Data excerpts:
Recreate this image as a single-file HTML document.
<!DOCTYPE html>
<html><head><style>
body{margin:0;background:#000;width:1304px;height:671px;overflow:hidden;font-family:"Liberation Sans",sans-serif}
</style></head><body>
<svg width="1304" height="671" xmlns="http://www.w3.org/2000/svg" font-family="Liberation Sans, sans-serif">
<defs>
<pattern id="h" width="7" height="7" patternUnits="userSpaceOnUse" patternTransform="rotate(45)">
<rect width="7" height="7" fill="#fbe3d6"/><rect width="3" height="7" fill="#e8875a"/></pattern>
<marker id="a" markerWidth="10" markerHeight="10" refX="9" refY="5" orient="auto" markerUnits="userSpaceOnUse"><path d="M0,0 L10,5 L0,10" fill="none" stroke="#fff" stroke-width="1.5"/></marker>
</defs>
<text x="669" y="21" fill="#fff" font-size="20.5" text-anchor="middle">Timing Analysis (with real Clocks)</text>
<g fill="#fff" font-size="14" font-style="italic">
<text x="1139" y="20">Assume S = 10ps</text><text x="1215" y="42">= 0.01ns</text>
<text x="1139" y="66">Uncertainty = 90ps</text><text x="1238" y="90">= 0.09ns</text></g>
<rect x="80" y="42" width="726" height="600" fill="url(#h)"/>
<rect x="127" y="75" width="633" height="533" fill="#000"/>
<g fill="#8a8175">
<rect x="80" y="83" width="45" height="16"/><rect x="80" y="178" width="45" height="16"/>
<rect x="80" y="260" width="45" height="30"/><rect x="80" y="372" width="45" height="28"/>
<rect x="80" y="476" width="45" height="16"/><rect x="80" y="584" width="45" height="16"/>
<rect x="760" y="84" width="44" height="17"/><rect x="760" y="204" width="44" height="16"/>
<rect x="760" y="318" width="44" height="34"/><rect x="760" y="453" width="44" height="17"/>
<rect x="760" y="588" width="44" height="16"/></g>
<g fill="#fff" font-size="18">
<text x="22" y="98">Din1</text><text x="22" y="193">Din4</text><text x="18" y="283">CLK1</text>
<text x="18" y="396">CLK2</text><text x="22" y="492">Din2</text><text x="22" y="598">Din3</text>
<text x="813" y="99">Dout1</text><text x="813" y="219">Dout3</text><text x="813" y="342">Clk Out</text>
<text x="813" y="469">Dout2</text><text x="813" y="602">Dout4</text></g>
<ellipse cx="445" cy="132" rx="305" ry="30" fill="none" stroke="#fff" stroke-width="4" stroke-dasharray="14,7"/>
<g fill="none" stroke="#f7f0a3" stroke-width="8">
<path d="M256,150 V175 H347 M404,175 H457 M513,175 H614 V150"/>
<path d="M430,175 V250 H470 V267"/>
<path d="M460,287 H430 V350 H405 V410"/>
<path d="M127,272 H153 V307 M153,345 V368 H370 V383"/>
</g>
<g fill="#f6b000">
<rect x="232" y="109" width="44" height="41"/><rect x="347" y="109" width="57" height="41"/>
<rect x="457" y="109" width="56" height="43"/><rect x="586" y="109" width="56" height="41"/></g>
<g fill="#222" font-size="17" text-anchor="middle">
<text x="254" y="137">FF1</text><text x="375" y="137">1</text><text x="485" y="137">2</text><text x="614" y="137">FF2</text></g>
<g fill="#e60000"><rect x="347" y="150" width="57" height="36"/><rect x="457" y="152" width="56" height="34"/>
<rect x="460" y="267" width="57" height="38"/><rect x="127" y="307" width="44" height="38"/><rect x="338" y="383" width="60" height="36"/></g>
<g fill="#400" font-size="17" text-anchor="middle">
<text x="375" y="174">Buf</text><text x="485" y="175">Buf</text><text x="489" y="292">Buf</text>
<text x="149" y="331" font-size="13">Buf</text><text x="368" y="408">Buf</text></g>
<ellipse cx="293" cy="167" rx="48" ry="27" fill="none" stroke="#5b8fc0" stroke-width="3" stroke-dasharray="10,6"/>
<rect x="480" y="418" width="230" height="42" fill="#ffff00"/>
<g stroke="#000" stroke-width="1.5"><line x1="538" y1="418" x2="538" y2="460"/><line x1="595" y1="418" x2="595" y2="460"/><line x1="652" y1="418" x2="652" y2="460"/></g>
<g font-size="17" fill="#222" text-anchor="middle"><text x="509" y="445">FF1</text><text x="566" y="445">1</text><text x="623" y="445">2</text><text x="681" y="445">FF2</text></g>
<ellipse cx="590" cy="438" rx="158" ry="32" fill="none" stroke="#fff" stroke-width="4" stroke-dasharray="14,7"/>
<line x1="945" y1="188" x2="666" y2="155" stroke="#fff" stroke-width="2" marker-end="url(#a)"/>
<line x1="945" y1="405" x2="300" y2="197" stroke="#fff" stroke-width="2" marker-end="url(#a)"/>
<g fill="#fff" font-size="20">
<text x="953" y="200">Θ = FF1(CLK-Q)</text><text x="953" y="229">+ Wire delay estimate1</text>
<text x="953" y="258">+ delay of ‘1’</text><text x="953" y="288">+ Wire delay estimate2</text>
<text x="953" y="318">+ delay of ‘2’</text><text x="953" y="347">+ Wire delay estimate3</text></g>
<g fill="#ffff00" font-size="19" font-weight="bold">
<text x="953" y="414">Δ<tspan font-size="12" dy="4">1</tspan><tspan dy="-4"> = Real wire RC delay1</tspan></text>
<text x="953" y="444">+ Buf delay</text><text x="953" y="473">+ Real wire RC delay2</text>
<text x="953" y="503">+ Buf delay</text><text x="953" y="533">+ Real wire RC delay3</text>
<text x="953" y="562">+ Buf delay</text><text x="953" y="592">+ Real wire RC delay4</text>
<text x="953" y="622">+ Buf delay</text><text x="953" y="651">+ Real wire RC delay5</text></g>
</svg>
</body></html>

==

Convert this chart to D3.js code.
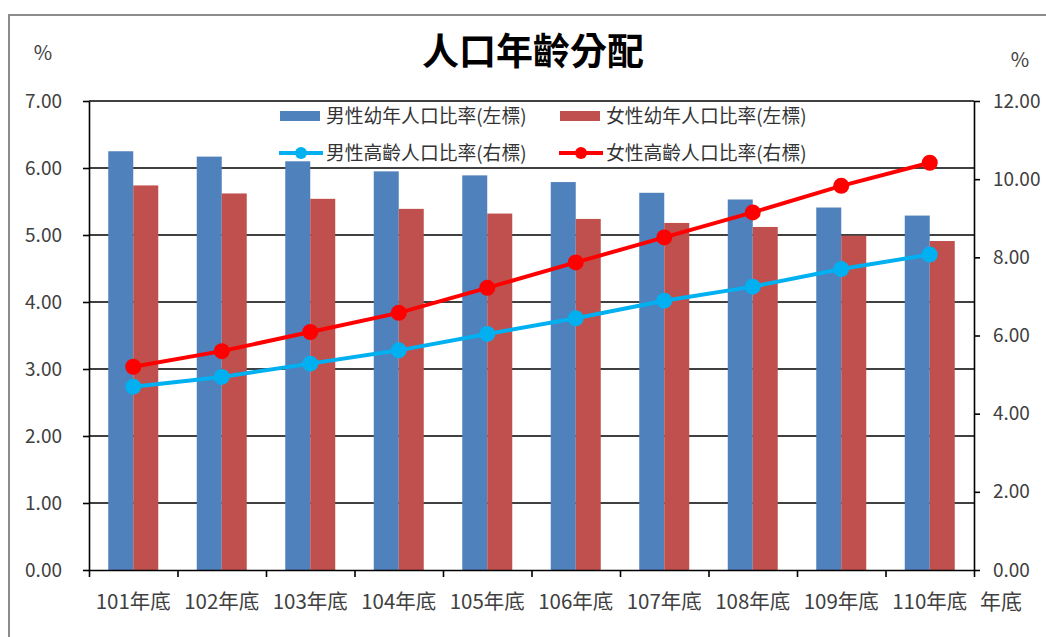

Exercise goal: Find each line holding the word "this" and copy it.

Completed task:
Recreate this image as a single-file HTML document.
Convert this chart to D3.js code.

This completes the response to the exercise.